▶ Data entries:
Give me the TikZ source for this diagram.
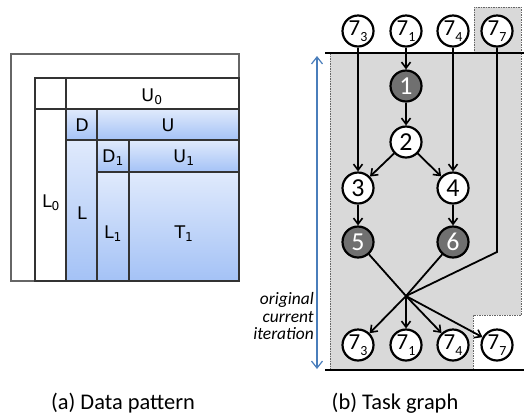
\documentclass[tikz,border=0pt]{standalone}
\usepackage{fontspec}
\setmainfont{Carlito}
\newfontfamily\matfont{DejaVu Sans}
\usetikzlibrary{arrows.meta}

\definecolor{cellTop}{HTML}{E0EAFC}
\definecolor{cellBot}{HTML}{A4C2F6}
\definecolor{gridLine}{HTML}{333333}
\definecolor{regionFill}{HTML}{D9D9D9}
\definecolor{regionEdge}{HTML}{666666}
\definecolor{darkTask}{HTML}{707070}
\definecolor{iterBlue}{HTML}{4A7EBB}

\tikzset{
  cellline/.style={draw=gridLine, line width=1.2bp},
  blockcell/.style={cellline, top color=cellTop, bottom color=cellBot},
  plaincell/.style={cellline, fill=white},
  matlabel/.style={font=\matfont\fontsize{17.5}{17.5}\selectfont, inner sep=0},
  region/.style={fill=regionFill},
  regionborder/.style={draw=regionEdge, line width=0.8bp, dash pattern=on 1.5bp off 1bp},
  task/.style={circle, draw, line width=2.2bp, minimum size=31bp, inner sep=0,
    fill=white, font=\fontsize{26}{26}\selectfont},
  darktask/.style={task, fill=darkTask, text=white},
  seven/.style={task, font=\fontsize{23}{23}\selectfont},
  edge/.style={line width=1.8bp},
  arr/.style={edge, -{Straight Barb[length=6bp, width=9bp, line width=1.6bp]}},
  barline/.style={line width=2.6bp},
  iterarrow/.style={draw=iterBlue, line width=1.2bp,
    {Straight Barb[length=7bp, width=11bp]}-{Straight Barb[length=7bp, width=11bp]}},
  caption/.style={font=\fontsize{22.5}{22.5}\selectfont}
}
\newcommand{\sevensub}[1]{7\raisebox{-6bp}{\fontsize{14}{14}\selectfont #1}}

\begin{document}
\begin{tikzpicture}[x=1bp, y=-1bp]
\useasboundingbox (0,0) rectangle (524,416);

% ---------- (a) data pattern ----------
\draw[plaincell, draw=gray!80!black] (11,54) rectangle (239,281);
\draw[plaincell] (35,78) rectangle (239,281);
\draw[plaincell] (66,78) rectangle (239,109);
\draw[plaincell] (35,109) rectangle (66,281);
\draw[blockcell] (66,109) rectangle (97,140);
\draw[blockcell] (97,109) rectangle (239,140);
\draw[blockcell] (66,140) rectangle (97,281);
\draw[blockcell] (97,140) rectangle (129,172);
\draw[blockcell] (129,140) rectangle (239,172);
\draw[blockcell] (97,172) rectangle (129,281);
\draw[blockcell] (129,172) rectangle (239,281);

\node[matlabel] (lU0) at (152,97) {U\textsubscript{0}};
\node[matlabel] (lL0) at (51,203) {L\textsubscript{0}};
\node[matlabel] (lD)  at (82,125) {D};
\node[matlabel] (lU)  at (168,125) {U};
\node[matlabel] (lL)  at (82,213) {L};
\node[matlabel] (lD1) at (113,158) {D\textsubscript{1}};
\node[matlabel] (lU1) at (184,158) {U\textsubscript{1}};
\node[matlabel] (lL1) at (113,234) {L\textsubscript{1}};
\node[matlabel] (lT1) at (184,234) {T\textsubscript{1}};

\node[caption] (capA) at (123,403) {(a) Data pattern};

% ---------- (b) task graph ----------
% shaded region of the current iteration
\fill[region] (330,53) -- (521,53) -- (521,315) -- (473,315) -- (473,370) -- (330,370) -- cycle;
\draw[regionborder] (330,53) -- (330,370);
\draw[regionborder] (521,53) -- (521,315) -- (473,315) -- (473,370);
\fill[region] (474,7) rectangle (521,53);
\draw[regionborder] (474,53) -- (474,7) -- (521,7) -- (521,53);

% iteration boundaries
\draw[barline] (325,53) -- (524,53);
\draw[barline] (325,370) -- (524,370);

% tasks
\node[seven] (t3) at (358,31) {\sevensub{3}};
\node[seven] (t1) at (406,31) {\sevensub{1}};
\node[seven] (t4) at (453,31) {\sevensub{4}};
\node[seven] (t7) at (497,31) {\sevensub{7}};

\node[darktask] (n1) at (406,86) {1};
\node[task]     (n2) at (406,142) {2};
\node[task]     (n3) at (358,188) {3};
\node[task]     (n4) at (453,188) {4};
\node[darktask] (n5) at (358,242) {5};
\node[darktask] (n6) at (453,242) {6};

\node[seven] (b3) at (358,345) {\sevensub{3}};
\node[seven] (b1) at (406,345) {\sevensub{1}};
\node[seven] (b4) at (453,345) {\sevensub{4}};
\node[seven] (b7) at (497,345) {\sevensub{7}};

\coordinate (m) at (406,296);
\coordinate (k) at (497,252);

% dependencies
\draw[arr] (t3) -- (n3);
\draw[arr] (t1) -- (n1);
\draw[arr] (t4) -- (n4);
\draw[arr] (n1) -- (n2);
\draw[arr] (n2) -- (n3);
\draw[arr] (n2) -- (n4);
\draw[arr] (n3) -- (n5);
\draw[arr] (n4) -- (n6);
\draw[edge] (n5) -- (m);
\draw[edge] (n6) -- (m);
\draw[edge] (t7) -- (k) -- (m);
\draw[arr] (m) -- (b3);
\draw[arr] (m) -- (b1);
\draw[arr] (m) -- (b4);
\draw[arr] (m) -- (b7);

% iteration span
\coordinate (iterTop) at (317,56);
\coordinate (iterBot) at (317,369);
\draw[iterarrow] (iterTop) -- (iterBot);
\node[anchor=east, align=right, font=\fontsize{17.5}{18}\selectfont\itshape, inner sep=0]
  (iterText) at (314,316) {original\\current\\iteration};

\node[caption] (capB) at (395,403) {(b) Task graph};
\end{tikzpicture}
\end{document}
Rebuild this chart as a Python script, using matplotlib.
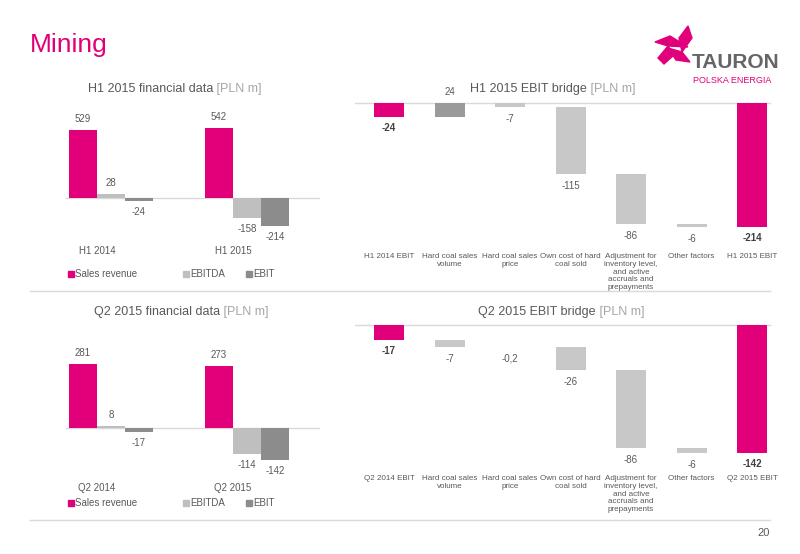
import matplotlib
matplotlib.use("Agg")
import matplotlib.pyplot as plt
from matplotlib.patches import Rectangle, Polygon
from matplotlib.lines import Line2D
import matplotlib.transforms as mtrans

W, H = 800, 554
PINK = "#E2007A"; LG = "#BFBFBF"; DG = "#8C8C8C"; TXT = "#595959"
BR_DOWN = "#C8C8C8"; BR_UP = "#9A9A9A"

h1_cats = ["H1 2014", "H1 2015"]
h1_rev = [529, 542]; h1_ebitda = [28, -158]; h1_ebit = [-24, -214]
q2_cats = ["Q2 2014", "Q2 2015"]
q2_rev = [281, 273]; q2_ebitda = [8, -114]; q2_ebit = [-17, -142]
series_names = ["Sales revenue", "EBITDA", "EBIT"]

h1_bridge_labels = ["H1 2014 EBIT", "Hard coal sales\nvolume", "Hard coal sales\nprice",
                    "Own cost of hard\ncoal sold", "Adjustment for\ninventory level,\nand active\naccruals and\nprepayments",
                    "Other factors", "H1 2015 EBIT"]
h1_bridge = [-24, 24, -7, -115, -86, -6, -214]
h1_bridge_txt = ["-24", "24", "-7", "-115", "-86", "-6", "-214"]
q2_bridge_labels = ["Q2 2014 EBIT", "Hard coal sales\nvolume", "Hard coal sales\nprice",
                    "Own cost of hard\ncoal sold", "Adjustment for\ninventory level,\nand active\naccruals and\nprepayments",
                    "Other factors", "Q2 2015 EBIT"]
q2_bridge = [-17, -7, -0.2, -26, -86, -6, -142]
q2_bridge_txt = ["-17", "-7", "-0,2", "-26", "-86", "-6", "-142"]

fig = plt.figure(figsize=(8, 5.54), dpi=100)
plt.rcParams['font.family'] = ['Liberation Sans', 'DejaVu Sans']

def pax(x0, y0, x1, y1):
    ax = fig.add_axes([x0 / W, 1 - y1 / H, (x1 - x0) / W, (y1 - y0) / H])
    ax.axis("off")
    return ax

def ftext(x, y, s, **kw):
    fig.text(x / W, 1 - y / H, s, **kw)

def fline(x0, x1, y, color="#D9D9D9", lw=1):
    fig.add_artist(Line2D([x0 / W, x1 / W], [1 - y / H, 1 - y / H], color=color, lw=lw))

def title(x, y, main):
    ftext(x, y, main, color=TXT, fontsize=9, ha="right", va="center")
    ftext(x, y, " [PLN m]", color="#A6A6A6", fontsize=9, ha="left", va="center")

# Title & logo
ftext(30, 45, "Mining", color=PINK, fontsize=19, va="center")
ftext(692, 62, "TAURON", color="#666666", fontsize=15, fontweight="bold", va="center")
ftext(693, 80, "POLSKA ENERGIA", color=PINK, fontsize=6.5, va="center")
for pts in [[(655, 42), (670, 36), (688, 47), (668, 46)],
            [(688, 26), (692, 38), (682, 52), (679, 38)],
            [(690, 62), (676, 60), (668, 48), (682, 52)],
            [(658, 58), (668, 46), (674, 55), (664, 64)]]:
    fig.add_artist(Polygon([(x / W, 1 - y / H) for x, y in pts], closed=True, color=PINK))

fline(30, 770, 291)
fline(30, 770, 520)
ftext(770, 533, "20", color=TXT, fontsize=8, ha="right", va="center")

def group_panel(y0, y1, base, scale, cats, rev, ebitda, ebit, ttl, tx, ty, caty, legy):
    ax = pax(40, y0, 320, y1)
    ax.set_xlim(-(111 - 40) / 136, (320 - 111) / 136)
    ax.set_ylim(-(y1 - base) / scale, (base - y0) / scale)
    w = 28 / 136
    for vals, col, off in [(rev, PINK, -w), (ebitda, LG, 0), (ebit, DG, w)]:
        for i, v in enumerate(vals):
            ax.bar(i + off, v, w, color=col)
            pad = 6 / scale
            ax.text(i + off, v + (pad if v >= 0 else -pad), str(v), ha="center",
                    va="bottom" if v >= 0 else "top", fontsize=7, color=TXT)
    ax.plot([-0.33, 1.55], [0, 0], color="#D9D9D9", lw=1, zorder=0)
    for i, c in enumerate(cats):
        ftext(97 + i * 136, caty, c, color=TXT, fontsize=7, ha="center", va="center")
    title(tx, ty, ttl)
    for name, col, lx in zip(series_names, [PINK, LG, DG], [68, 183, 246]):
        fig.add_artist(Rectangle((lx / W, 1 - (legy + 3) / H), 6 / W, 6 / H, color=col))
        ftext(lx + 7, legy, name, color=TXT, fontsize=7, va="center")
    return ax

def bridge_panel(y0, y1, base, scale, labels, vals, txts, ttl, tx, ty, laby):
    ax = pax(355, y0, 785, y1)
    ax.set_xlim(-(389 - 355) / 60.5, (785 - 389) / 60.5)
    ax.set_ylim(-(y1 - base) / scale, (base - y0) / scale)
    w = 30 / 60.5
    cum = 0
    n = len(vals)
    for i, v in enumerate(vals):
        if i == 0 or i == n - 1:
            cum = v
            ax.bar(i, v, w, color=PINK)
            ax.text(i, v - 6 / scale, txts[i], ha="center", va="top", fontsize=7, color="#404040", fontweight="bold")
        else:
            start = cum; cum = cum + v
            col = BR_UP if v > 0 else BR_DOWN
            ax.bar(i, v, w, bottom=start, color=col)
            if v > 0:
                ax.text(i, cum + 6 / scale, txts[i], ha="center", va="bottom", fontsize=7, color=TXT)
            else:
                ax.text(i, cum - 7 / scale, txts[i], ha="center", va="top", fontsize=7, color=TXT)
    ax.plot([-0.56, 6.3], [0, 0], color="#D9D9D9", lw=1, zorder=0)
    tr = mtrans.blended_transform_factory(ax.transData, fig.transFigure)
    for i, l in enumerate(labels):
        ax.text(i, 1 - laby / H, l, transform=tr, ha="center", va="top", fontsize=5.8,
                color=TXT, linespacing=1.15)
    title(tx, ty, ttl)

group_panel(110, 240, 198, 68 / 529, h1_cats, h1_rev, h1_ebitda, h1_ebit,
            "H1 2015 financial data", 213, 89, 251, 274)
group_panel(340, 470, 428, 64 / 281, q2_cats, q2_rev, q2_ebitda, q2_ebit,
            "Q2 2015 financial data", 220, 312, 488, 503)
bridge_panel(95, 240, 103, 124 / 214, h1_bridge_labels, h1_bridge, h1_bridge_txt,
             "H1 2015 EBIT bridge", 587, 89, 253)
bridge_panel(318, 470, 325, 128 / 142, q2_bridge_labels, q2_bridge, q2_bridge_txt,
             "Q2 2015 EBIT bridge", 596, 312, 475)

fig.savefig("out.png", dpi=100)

▶ Work required: For each line of the entries that includes "this", show that line.

▶ Written response:
Give me the TikZ source for this diagram.
Rebuild this chart as a Python script, using matplotlib.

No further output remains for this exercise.